离去时,他肃杀的眼神至今在她心里是道阴影,那段时间她连续做了好几天的噩梦。
可是那个人是谁,又为何绑架她的父亲,至今是个谜。她母亲想要报警立案,却被童厉南阻拦。
车子渐渐跟踪男人到一条繁华的街道,他在进入一家高级会所时,突然从一辆红色的车子里钻出来个年轻的男人,跟他短暂的交头接耳后,就一道进入会所。
童扇像是被雷劈到,久久无法回神。
跟男人碰面的年轻男子,纵然她未看过那张脸,可是他的背影如此熟悉,他的走路姿势也跟她所知的人如出一辙。
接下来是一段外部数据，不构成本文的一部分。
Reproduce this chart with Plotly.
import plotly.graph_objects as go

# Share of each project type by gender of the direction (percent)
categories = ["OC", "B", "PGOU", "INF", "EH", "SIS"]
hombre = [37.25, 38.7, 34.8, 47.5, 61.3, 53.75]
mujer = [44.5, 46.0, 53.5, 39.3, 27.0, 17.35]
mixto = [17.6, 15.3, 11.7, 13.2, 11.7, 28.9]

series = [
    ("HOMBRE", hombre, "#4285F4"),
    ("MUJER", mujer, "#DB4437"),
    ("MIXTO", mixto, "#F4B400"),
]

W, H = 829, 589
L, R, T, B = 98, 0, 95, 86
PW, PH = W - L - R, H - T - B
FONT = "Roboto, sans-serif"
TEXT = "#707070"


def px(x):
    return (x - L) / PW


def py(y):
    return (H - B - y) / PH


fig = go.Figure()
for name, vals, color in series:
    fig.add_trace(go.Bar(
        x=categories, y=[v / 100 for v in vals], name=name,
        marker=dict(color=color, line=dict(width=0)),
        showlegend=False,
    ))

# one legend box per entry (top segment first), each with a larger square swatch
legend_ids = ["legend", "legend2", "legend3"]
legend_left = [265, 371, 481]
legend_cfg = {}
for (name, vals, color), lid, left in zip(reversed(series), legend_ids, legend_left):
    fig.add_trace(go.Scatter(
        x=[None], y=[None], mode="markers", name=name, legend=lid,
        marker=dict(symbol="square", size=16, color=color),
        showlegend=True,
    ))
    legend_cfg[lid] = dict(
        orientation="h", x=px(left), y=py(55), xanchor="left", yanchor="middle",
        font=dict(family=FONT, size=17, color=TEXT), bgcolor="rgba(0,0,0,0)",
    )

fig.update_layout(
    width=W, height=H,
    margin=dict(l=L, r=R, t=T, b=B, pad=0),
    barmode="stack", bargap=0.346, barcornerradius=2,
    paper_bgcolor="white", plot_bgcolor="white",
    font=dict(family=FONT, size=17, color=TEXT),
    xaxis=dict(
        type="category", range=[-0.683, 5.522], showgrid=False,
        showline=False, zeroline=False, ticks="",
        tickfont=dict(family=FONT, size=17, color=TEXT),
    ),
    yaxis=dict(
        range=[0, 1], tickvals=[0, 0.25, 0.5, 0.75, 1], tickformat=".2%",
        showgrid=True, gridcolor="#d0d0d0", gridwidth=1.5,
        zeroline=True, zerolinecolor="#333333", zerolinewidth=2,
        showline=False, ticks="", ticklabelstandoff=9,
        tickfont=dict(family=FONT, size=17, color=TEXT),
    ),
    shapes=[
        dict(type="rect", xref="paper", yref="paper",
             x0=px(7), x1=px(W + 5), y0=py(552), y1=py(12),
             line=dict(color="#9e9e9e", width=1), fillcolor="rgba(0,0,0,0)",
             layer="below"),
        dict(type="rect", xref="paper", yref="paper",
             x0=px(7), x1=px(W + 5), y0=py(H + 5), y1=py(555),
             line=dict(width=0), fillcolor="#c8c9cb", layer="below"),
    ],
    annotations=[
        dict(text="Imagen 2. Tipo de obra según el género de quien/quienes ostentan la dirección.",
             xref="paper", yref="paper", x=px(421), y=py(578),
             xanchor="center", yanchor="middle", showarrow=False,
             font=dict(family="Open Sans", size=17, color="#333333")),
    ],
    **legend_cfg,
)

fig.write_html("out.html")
不,应该不会是他!他应该不会做出如此狠毒的事情,她一定是看错了,一定是两个人太相像了。这一刻,她急需找很多借口来说服自己,要她相信自己的亲人。
她颤抖着手掏出手机,每一声等待接听都是一秒煎熬。
直到手机被接通,传声筒里传出来一声嬉皮笑脸的声音,她才勉强镇定思绪,轻问:“湛,你现在在哪里?”
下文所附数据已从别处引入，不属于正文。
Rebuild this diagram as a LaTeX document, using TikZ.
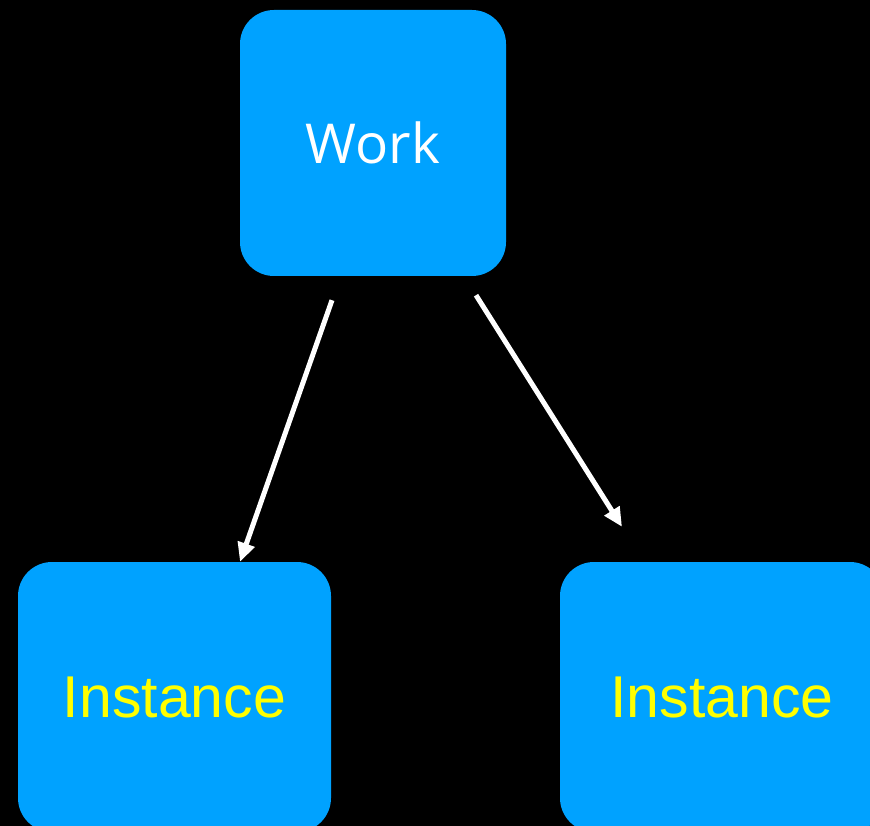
\documentclass[tikz,border=0pt]{standalone}
\usepackage{fontspec}
\setmainfont{Liberation Sans}
\newfontfamily\workfont{Open Sans}
\usetikzlibrary{arrows.meta,calc}
\definecolor{boxblue}{RGB}{0,162,255}
\definecolor{labelyellow}{RGB}{255,255,0}
\tikzset{
  card/.style={fill=boxblue, rounded corners=34pt, inner sep=0pt,
    font=\fontsize{59}{60}\selectfont},
  link/.style={draw=white, line width=5pt,
    -{Triangle[length=19pt,width=17pt]}}
}

\begin{document}
\begin{tikzpicture}[x=1pt,y=-1pt]
    % black page, 870 x 826
    \fill[black] (0,0) rectangle (870,826);
    \useasboundingbox (0,0) rectangle (870,826);
    \clip (0,0) rectangle (870,826);

    \node[card, minimum width=266pt, minimum height=266pt, text=white,
      font=\workfont\fontsize{55}{56}\selectfont] (work) at (373,143) {Work};
    \node[card, minimum width=313pt, minimum height=270pt,
      text=labelyellow] (leftinst) at (174.5,697) {Instance};
    \node[card, minimum width=324pt, minimum height=270pt,
      text=labelyellow] (rightinst) at (722,697) {Instance};

    % arrow ends
    \coordinate (ls) at ($(work.south)+(-41,24)$);
    \coordinate (le) at ($(leftinst.north)+(65.5,0)$);
    \coordinate (rs) at ($(work.south)+(103,19)$);
    \coordinate (re) at ($(rightinst.north)+(-100,-35)$);
    \draw[link] (ls) -- (le);
    \draw[link] (rs) -- (re);
\end{tikzpicture}
\end{document}
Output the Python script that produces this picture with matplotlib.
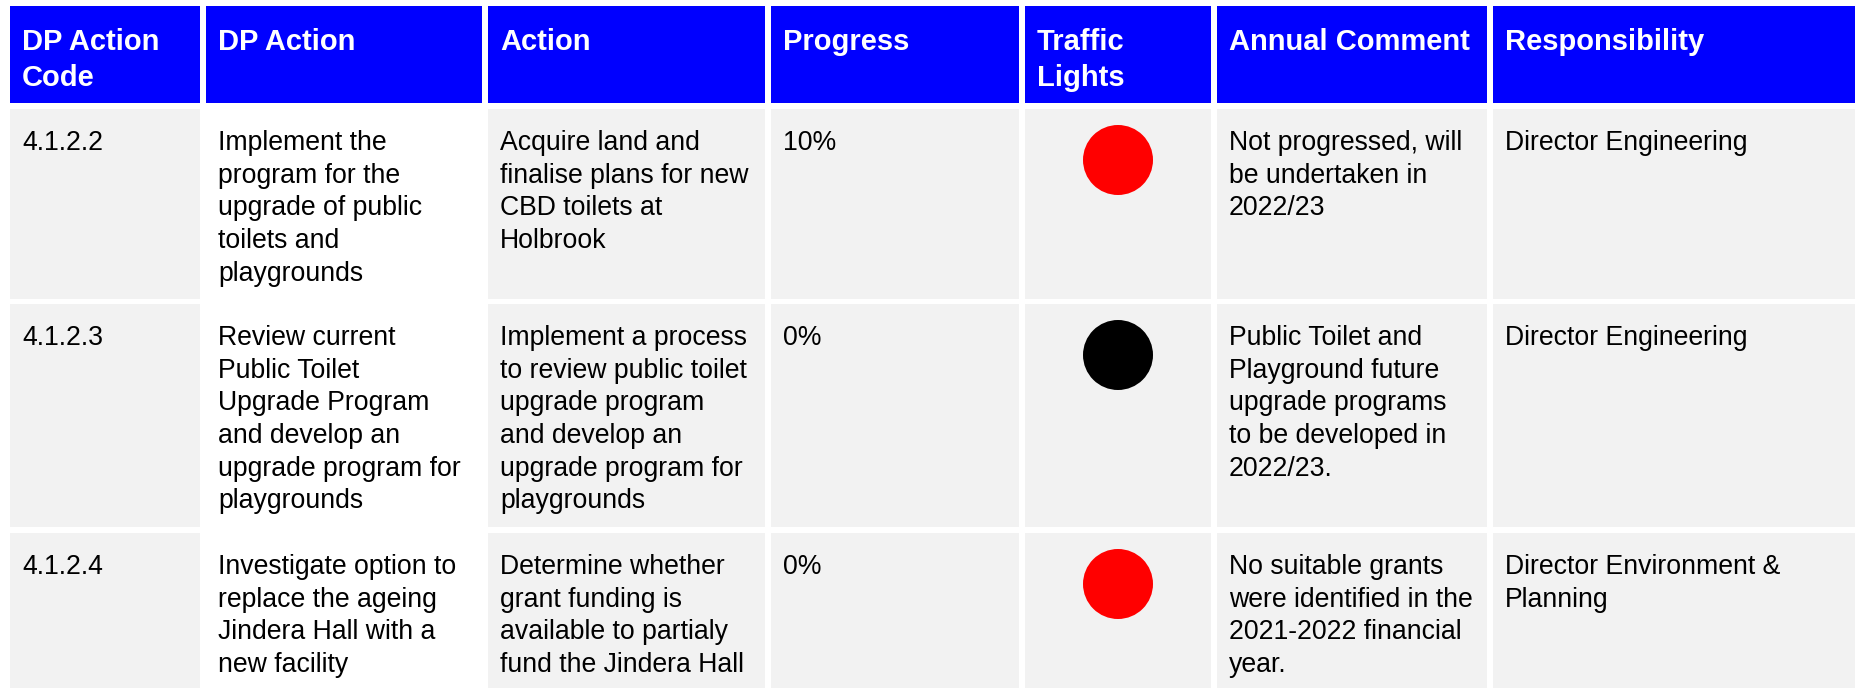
import matplotlib.pyplot as plt
from matplotlib.patches import Rectangle, Circle

# table content
headers = [
    ["DP Action", "Code"],
    ["DP Action"],
    ["Action"],
    ["Progress"],
    ["Traffic", "Lights"],
    ["Annual Comment"],
    ["Responsibility"],
]

codes = ["4.1.2.2", "4.1.2.3", "4.1.2.4"]
dp_actions = [
    ["Implement the", "program for the", "upgrade of public", "toilets and", "playgrounds"],
    ["Review current", "Public Toilet", "Upgrade Program", "and develop an",
     "upgrade program for", "playgrounds"],
    ["Investigate option to", "replace the ageing", "Jindera Hall with a", "new facility"],
]
actions = [
    ["Acquire land and", "finalise plans for new", "CBD toilets at", "Holbrook"],
    ["Implement a process", "to review public toilet", "upgrade program",
     "and develop an", "upgrade program for", "playgrounds"],
    ["Determine whether", "grant funding is", "available to partialy", "fund the Jindera Hall"],
]
progress = ["10%", "0%", "0%"]
lights = ["#ff0000", "#000000", "#ff0000"]
comments = [
    ["Not progressed, will", "be undertaken in", "2022/23"],
    ["Public Toilet and", "Playground future", "upgrade programs",
     "to be developed in", "2022/23."],
    ["No suitable grants", "were identified in the", "2021-2022 financial", "year."],
]
responsibility = [
    ["Director Engineering"],
    ["Director Engineering"],
    ["Director Environment &", "Planning"],
]

# layout in pixels
W, H = 1856, 688
col_left = [10, 206, 488, 771, 1025, 1217, 1493]
col_right = [200, 482, 765, 1019, 1211, 1487, 1870]
head_top, head_bot = 6, 103
row_top = [109, 304, 533]
row_bot = [299, 527, 700]
pad = 12
body_fs = 19.2
head_fs = 21
body_ls = 32.7
head_ls = 36

blue = "#0000ff"
grey = "#f2f2f2"

fig = plt.figure(figsize=(W / 100, H / 100), dpi=100)
ax = fig.add_axes([0, 0, 1, 1])
ax.set_xlim(0, W)
ax.set_ylim(H, 0)
ax.axis("off")

font = "Liberation Sans"

for c, lines in enumerate(headers):
    ax.add_patch(Rectangle((col_left[c], head_top), col_right[c] - col_left[c],
                           head_bot - head_top, color=blue, lw=0))
    for i, ln in enumerate(lines):
        ax.text(col_left[c] + pad, head_top + 44 + i * head_ls, ln, color="white",
                fontsize=head_fs, fontweight="bold", family=font, va="baseline")

for r in range(len(codes)):
    cells = [[codes[r]], dp_actions[r], actions[r], [progress[r]], [],
             comments[r], responsibility[r]]
    for c, lines in enumerate(cells):
        bg = "white" if c == 1 else grey
        ax.add_patch(Rectangle((col_left[c], row_top[r]), col_right[c] - col_left[c],
                               row_bot[r] - row_top[r], color=bg, lw=0))
        for i, ln in enumerate(lines):
            ax.text(col_left[c] + pad, row_top[r] + 41 + i * body_ls, ln, color="black",
                    fontsize=body_fs, family=font, va="baseline")
    cx = (col_left[4] + col_right[4]) / 2 + 0
    ax.add_patch(Circle((cx, row_top[r] + 51), 35, color=lights[r], lw=0))

fig.savefig("out.png", dpi=100)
“姐,我现在在机场呢!公司派我要去国外出差,我这急急忙忙赶来,正要关机,你就打来电话了。听你声音不太对劲,你怎么了?”黎湛的语气充满关心。
闻言,童扇长舒了口气,暗骂自己想太多了。
他那边有很大的嘈杂声,证明他人是在机场,不然刚刚进去的男人身处会所一定很安静。
“没事,就是突然想你了。你要好好工作,回来我请你吃饭。”童扇笑笑,为了不耽误他检票登机,叮咛了两句就挂断了电话。
看着对面不远处的香榭会所,她再也没有心思去医院了。
干脆就守株待兔,等那两个男人出来,她倒要看看他究竟是谁。
可时间一分分过去,她的耐心被一点点耗光,最终不得不因为到了凌果乐的放学时间而收工回去。
“妈妈,你等很久了吗?我请你吃冰淇淋吧!”一见到她出现在校门口,凌果乐热情极了,拉着她的手冲在前头。
“果乐,天变凉了,少吃点,对胃不好。”她也尽好自己本职,苦口婆心的教育他。
“我知道了。”他比出了个“V”手势,朝她扮了个鬼脸。跑去商店买冰淇淋了。
她的手机响了,从包里拿出来,她一边接听,一边紧盯着凌果乐的身影。
是凌灏歌打来的,她苦嘲下,自从上次在动物园回来以后,凌灏歌的工作一下子忙碌起来,很晚回家,两个人也很少交流,加上她想要上班的提议也被他驳回。
于是,两人一直处于得过且过的状态。
“你最近为什么老不在家?我打家里电话都找不到你。童扇,我可警告你,你要是做了什么让凌家蒙羞的事情,比如说跟哪个男人不清不楚的,我就把你浸猪笼处置。”凌灏歌低声威胁,让她无语的想笑。
浸猪笼?他脑子没浸水吧?
就算是冷幽默也别说的难听好吗?
她叹口气,视线轻扫过凌果乐笑逐颜开的脸,她不愿意再这样跟他相处,就想趁此机会缓和下两人的僵持,于是,她顺坡下驴回应他:“那你笼子就做大一点,因为我可能有孩子了。”